> "Alves, Bernadette" wrote:
> >
> > I'm a student looking for help with my MSc dissertation
> looking at factors
> > associated with delivery by caesarean section. It's an analysis of a
> > database of about half a million records of women who gave birth in
> > hospital. I am using logistic regression and because my
> data are naturally
> > grouped, I'm using a multi-level approach to take account
> of the correlation
> > between women in the same hospital. I am therefore using
> xtlogit (rather
> > than logit). I find that I cannot run xtlogit with my
> entire 500,000
> > records - stata comes back with an error saying that it
> needs to be able to
> > set matsize to approximately 18,000. Unfortunately the
> matsize limit for
> > stata 7.0 is 800.
> >
> > I then took a 4% sample (approximately 20,000 records )
> which is the largest
> > that stata can cope with at a matsize of 800. But, and
> here's the weird
> > thing that I need help with.... The parameter estimates are
> very dependent
> > on the sample I take.

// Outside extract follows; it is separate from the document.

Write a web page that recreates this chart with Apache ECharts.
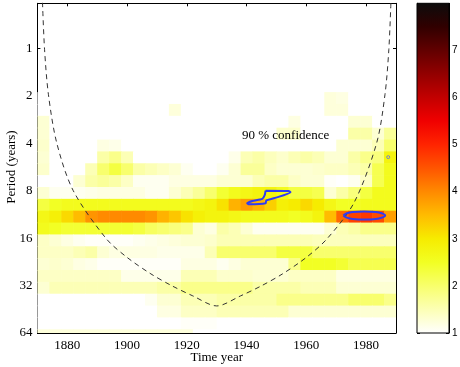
<!DOCTYPE html>
<html><head><meta charset="utf-8">
<script src="https://cdn.jsdelivr.net/npm/echarts@6/dist/echarts.min.js"></script>
<style>html,body{margin:0;padding:0;background:#fff}#c{width:460px;height:367px}</style>
</head><body><div id="c"></div>
<script>
// ---- data ----
// column centres (4-year blocks), years
const colYears = [1872,1876,1880,1884,1888,1892,1896,1900,1904,1908,1912,1916,1920,1924,1928,1932,1936,1940,1944,1948,1952,1956,1960,1964,1968,1972,1976,1980,1984,1988];
// row centres, log2(period in years)
const rowLog2 = [1.047,1.297,1.547,1.797,2.047,2.297,2.547,2.797,3.047,3.297,3.547,3.797,4.047,4.297,4.547,4.797,5.047,5.297,5.547,5.797,6.047];
// wavelet power per row (top to bottom), one value per column
const powerRows = [
 [1,1,1,1,1,1,1,1,1,1,1,1,1,1,1,1,1,1,1,1,1,1,1,1,1.25,1.2,1,1,1,1],
 [1,1,1,1,1,1,1,1,1,1,1,1.25,1,1,1,1,1,1,1,1,1,1,1,1,1.25,1.25,1,1,1,1],
 [1.3,1,1,1,1,1,1,1,1,1,1,1,1,1,1,1,1,1,1,1,1,1.2,1,1,1,1,1.3,1.3,1,1],
 [1.3,1,1,1,1,1,1,1,1,1,1,1,1,1,1,1,1,1,1,1,1.35,1.35,1,1,1,1,1.6,1.6,1.3,1.7],
 [1.35,1,1,1,1,1.2,1.15,1,1,1,1,1,1,1,1,1,1,1,1,1,1,1,1,1,1,1.3,1.3,1.3,1.5,2.0],
 [1.3,1,1,1,1,1.6,1.8,1.5,1,1,1,1,1,1,1,1,1.15,1.5,1.6,1.45,1.35,1.5,1.6,1.5,1.3,1.3,1.6,1.8,1.9,2.8],
 [1.35,1,1,1,1.5,2.0,2.3,2.0,1.6,1.5,1.4,1.3,1.1,1,1,1.1,1.3,1.7,1.7,1.4,1.3,1.3,1.3,1.35,1.4,1.4,1.5,1.6,2.2,2.6],
 [1,1,1,1.3,1.6,1.7,1.6,1.4,1.1,1.1,1.1,1.2,1.2,1.2,1.2,1.3,1.3,1.3,1.5,1.6,1.6,1.4,1.3,1.3,1.05,1,1.1,1.4,2.2,2.6],
 [1.3,1.1,1.1,1.1,1.15,1.2,1.2,1.2,1.2,1.1,1.1,1.3,1.5,1.7,2.0,2.4,2.6,2.7,2.8,2.8,2.6,2.3,2.3,2.2,1.3,1.6,1.9,2.3,2.6,2.6],
 [2.3,2.5,2.6,2.6,2.6,2.6,2.6,2.6,2.6,2.6,2.6,2.6,2.6,2.7,2.8,3.1,3.6,3.8,3.6,3.3,2.9,3.0,3.2,3.0,2.7,2.5,2.5,2.6,2.6,2.6],
 [2.7,2.9,3.2,3.5,3.9,4.0,4.0,4.0,4.0,3.9,3.6,3.4,3.1,2.9,2.8,2.8,2.7,2.6,2.6,2.6,2.6,2.5,2.6,2.8,3.5,4.3,4.7,4.8,4.6,3.8],
 [2.6,2.5,2.4,2.4,2.4,2.4,2.4,2.4,2.3,2.1,2.0,1.9,1.8,1.3,1.2,1.6,1.5,1.3,1.1,1.1,1.1,1.1,1.1,1.1,1.3,1.5,1.6,1.8,1.8,1.8],
 [1.4,1.3,1.2,1.1,1.05,1.05,1.05,1.05,1.1,1.15,1.2,1.25,1.3,1.3,1.35,1.5,1.5,1.5,1.5,1.5,1.5,1.5,1.5,1.45,1.45,1.45,1.45,1.45,1.45,1.45],
 [1.4,1.4,1.4,1.5,1.6,1.3,1.2,1.2,1.2,1.2,1.15,1.15,1.15,1.15,1.5,2.0,2.0,2.0,2.0,2.0,2.3,2.3,2.3,2.0,2.0,2.0,2.0,2.0,2.0,2.0],
 [1.3,1.35,1.3,1.2,1.15,1.05,1.05,1.05,1.05,1.05,1.05,1.05,1.2,1.2,1.2,1.1,1.2,1.3,1.3,1.3,1.3,1.8,2.5,2.5,2.5,2.4,2.2,2.2,2.2,2.2],
 [1.4,1.4,1.4,1.4,1.4,1.4,1.4,1.15,1.15,1.15,1.15,1.15,1.5,1.5,1.5,1.35,1.35,1.35,1.3,1.3,1.3,1.4,1.4,1.4,1.4,1.2,1.2,1.2,1.2,1.2],
 [1.3,1.5,1.5,1.5,1.5,1.5,1.5,1.5,1.5,1.5,1.6,1.6,1.8,1.8,1.8,1.8,1.8,1.8,1.6,1.6,1.6,1.6,1.5,1.5,1.5,1.3,1.3,1.3,1.3,1.3],
 [1,1,1,1,1,1,1,1,1,1.1,1.3,1.3,1.5,1.5,1.5,1.6,1.6,1.6,1.6,1.6,1.8,1.8,1.8,1.8,1.8,1.8,2.0,2.0,2.0,1.8],
 [1,1,1,1,1,1,1,1,1,1,1.2,1.2,1.4,1.4,1.4,1.5,1.5,1.5,1.5,1.5,1.5,1.3,1.3,1.3,1.3,1.3,1.3,1.3,1.3,1.3],
 [1,1,1,1,1,1,1,1,1,1,1,1,1.05,1.05,1.05,1,1,1,1,1,1,1,1,1,1,1,1,1,1,1],
 [1.25,1.25,1.25,1.25,1.25,1.25,1.25,1.25,1.25,1.25,1.25,1.25,1.25,1,1,1,1,1,1,1,1,1,1,1,1,1,1,1,1,1]
];
// cone of influence
const coiYears   = [1871.7,1872.4,1873.7,1876.5,1882.0,1893.0,1900.0,1908.0,1915.0,1922.0,1930.0,1938.0,1945.0,1952.0,1960.0,1967.0,1976.0,1983.5,1986.3,1987.6,1988.3];
const coiPeriods = [0.51,1.02,1.97,4.0,8.0,16.1,21.2,27.0,32.1,37.2,43.1,37.2,32.1,27.0,21.2,16.1,9.5,4.0,1.97,1.02,0.51];
// 90% confidence contours
const contourAYears   = [1946.35,1954.1,1954.7,1949.1,1946.6,1946.35,1940.8,1940.2,1941.9,1945.25,1946.1,1946.35];
const contourAPeriods = [8.0,8.04,8.19,8.94,9.23,9.62,9.76,9.62,9.30,9.03,8.51,8.0];
const contourBYears   = [1972.4,1973.4,1975.5,1979.4,1983.3,1985.4,1986.4,1985.4,1983.3,1979.4,1975.5,1973.4,1972.4];
const contourBPeriods = [11.5,11.16,10.92,10.85,10.92,11.16,11.5,11.84,12.1,12.19,12.1,11.84,11.5];
const contourCYears = [1987.4];
const contourCPeriods = [4.9];
// axis ticks
const xTicks = [1880,1900,1920,1940,1960,1980];
const yTickLog2 = [0,1,2,3,4,5,6];
const cbTicks = [1,2,3,4,5,6,7];
const powerColors = ['#ffffff','#fcffb6','#f8ff6d','#f2ff24','#f6ec00','#ffbc00','#ff8a00','#ff5500','#ff2400','#f00000','#c20000','#920000','#610000','#300000','#0c0c0c'];

const colWidth = 4, rowHeight = 0.25;
const cells = [];
powerRows.forEach((row, r) => row.forEach((v, c) => cells.push([colYears[c], rowLog2[r], v])));

const chart = echarts.init(document.getElementById('c'), null, {renderer: 'canvas'});
const serif = 'Liberation Serif';
const lbl = {color: '#000', fontFamily: serif, fontSize: 13};

function renderCell(params, api) {
  const x = api.value(0), y = api.value(1);
  const a = api.coord([x - colWidth / 2, y - rowHeight / 2]);
  const b = api.coord([x + colWidth / 2, y + rowHeight / 2]);
  const cs = params.coordSys;
  const rect = echarts.graphic.clipRectByRect(
    {x: Math.min(a[0], b[0]), y: Math.min(a[1], b[1]), width: Math.abs(b[0] - a[0]) + 0.6, height: Math.abs(b[1] - a[1]) + 0.6},
    {x: cs.x, y: cs.y, width: cs.width, height: cs.height});
  if (!rect) return;
  return {type: 'rect', shape: rect, style: {fill: api.visual('color')}};
}
function renderBar(params, api) {
  const a = api.coord([0, api.value(2)]);
  const b = api.coord([1, api.value(1)]);
  const stops = powerColors.map((c, i) => ({offset: i / (powerColors.length - 1), color: c}));
  return {type: 'rect', shape: {x: a[0], y: a[1], width: b[0] - a[0], height: b[1] - a[1]},
    style: {fill: new echarts.graphic.LinearGradient(0, 1, 0, 0, stops), stroke: '#000', lineWidth: 1}};
}
const tickIn = {show: true, inside: true, length: 3, lineStyle: {color: '#000'}};
const lineBlack = {show: true, onZero: false, lineStyle: {color: '#000', width: 1}};

chart.setOption({
  animation: false,
  backgroundColor: '#fff',
  grid: [
    {left: 37.4, right: 64, top: 3.3, bottom: 34, containLabel: false, outerBoundsMode: 'none'},
    {left: 417, right: 11, top: 3.3, bottom: 34, containLabel: false, outerBoundsMode: 'none'}
  ],
  xAxis: [
    {type: 'value', gridIndex: 0, min: 1870, max: 1990, position: 'bottom',
     axisLine: lineBlack, axisTick: Object.assign({customValues: xTicks}, tickIn),
     axisLabel: Object.assign({customValues: xTicks, margin: 6, formatter: v => String(v)}, lbl), splitLine: {show: false}},
    {type: 'value', gridIndex: 0, min: 1870, max: 1990, position: 'top',
     axisLine: lineBlack, axisTick: Object.assign({customValues: xTicks}, tickIn),
     axisLabel: {show: false}, splitLine: {show: false}},
    {type: 'value', gridIndex: 1, min: 0, max: 1, show: false}
  ],
  yAxis: [
    {type: 'value', gridIndex: 0, min: -0.95, max: 6, inverse: true, position: 'left',
     axisLine: lineBlack, axisTick: Object.assign({customValues: yTickLog2}, tickIn),
     axisLabel: Object.assign({customValues: yTickLog2, margin: 5, formatter: v => String(Math.round(Math.pow(2, v)))}, lbl),
     splitLine: {show: false}},
    {type: 'value', gridIndex: 0, min: -0.95, max: 6, inverse: true, position: 'right',
     axisLine: lineBlack, axisTick: Object.assign({customValues: yTickLog2}, tickIn),
     axisLabel: {show: false}, splitLine: {show: false}},
    {type: 'value', gridIndex: 1, min: 1, max: 8, position: 'right',
     axisLine: lineBlack, axisTick: Object.assign({customValues: cbTicks}, tickIn),
     axisLabel: {customValues: cbTicks, margin: 3, color: '#000', fontFamily: 'Liberation Sans', fontSize: 10},
     splitLine: {show: false}},
    {type: 'value', gridIndex: 1, min: 1, max: 8, position: 'left',
     axisLine: lineBlack, axisTick: Object.assign({customValues: cbTicks}, tickIn),
     axisLabel: {show: false}, splitLine: {show: false}}
  ],
  visualMap: {type: 'continuous', show: false, min: 1, max: 8, dimension: 2, seriesIndex: 0,
    inRange: {color: powerColors}},
  series: [
    {type: 'custom', xAxisIndex: 0, yAxisIndex: 0, renderItem: renderCell, data: cells, z: 1},
    {type: 'line', xAxisIndex: 0, yAxisIndex: 0, data: coiYears.map((y, i) => [y, Math.log2(coiPeriods[i])]),
     symbol: 'none', smooth: 0.3, clip: true, lineStyle: {color: '#333', width: 1, type: [5, 4]}, z: 3},
    {type: 'line', xAxisIndex: 0, yAxisIndex: 0, data: contourAYears.map((y, i) => [y, Math.log2(contourAPeriods[i])]),
     symbol: 'none', smooth: 0.2, lineStyle: {color: '#2f3cf2', width: 2}, z: 4},
    {type: 'line', xAxisIndex: 0, yAxisIndex: 0, data: contourBYears.map((y, i) => [y, Math.log2(contourBPeriods[i])]),
     symbol: 'none', smooth: 0.5, lineStyle: {color: '#2f3cf2', width: 2}, z: 4},
    {type: 'scatter', xAxisIndex: 0, yAxisIndex: 0, data: contourCYears.map((y, i) => [y, Math.log2(contourCPeriods[i])]),
     symbol: 'circle', symbolSize: 3, itemStyle: {color: 'none', borderColor: '#5a6cf2', borderWidth: 1}, z: 4},
    {type: 'custom', xAxisIndex: 2, yAxisIndex: 2, renderItem: renderBar, data: [[0, 1, 8]], z: 1}
  ],
  graphic: [
    {type: 'text', left: 242, top: 129, z: 10,
     style: {text: '90 % confidence', fill: '#000', font: '13px "Liberation Serif"'}},
    {type: 'text', x: 11.5, y: 167, rotation: Math.PI / 2, z: 10,
     style: {text: 'Period (years)', fill: '#000', font: '13px "Liberation Serif"', align: 'center', verticalAlign: 'middle'}},
    {type: 'text', x: 216.7, y: 358, z: 10,
     style: {text: 'Time year', fill: '#000', font: '13px "Liberation Serif"', align: 'center', verticalAlign: 'middle'}}
  ]
});
</script></body></html>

Sometimes I get a p-value of 0.05,
> for other samples I
> > get a p-value of 0.7. Here's an example of what I do to
> test whether
> > xdelmid is a predictor of emergency caesarean section.
> >
> > sample 4 /* this give me the 4% sample */
> >
> > xi: xtlogit emerg i.gestat i.age i.xdelmid, pa
> corr(exch) robust
> > i(provid)
> >
> > testparm _Ixdel* /* this does a wald test on xdelmid */
> >
> > Taking 10 different 4% sample, I find my estimates differ
> considerably and
> > my p-values range from 0.04 to 0.71.
> >
> > Why can't stata cope with the full dataset and why are the parameter
> > estimates so sensitive to the sample taken?
> >
> > I would be extremely grateful if someone could help me with this.
I know little about xtlogit and its memory requirements, so I can't
speak to that. But even with Stata SE, you would need a *huge* amount
of memory in your computer to run anything with a matsize of 11,000.
I would take your subsamples of complete locations -- that might be
causing the vast variation in significance across your samples.